Information supplied:
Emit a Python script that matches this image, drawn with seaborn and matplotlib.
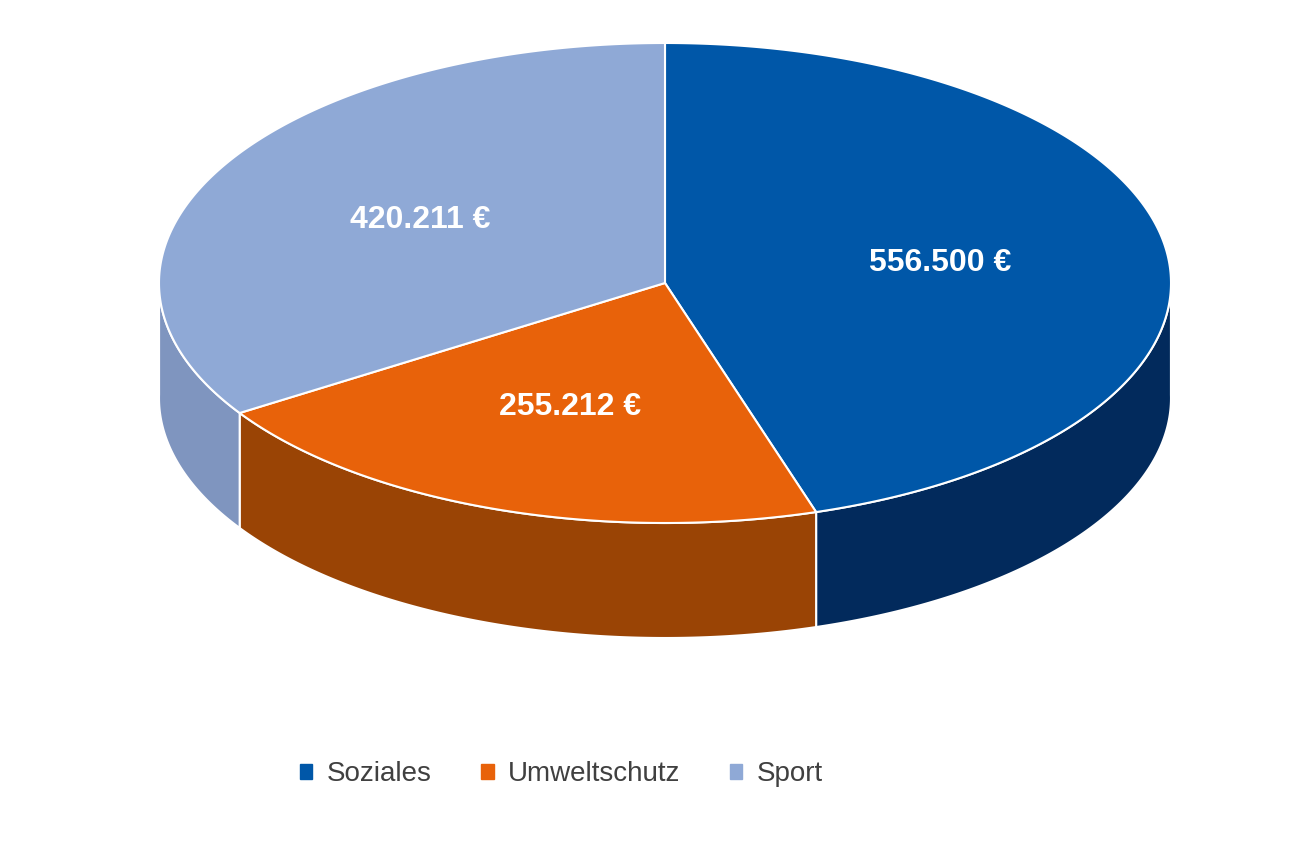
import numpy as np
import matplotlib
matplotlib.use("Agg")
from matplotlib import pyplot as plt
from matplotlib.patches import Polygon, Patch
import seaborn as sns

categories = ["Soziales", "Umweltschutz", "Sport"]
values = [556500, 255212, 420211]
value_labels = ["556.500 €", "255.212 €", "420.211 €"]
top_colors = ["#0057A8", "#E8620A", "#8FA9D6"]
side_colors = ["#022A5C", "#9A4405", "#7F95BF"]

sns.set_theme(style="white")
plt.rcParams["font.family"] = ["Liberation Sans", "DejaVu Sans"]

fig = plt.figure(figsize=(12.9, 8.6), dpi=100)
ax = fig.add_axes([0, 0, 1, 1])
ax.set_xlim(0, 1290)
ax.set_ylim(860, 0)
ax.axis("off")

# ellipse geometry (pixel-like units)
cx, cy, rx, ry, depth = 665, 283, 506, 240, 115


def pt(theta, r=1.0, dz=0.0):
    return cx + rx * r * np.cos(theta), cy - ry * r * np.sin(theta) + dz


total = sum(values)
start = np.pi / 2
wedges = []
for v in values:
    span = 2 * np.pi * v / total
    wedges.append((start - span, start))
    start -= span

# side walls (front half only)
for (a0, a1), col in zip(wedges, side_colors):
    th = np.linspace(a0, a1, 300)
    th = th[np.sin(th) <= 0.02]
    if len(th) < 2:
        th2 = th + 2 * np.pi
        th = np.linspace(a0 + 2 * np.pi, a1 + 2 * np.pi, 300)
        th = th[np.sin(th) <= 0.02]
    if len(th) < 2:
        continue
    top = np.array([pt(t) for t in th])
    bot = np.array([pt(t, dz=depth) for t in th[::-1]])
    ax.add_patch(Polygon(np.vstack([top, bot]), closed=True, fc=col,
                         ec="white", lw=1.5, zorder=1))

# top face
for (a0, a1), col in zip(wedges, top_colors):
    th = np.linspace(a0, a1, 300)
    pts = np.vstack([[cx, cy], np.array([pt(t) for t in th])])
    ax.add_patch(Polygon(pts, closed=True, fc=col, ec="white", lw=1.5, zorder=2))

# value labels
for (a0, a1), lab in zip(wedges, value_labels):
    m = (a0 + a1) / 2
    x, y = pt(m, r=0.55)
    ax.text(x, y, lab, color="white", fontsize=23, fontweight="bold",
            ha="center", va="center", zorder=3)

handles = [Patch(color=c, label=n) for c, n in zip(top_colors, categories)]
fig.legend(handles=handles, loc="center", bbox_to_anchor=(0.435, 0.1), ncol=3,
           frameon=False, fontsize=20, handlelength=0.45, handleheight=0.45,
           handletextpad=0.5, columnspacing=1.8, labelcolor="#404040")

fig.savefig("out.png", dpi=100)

What to produce:
Where a line of the material above holds the string "seaborn", copy that line.

Response:
Emit a Python script that matches this image, drawn with seaborn and matplotlib.
import seaborn as sns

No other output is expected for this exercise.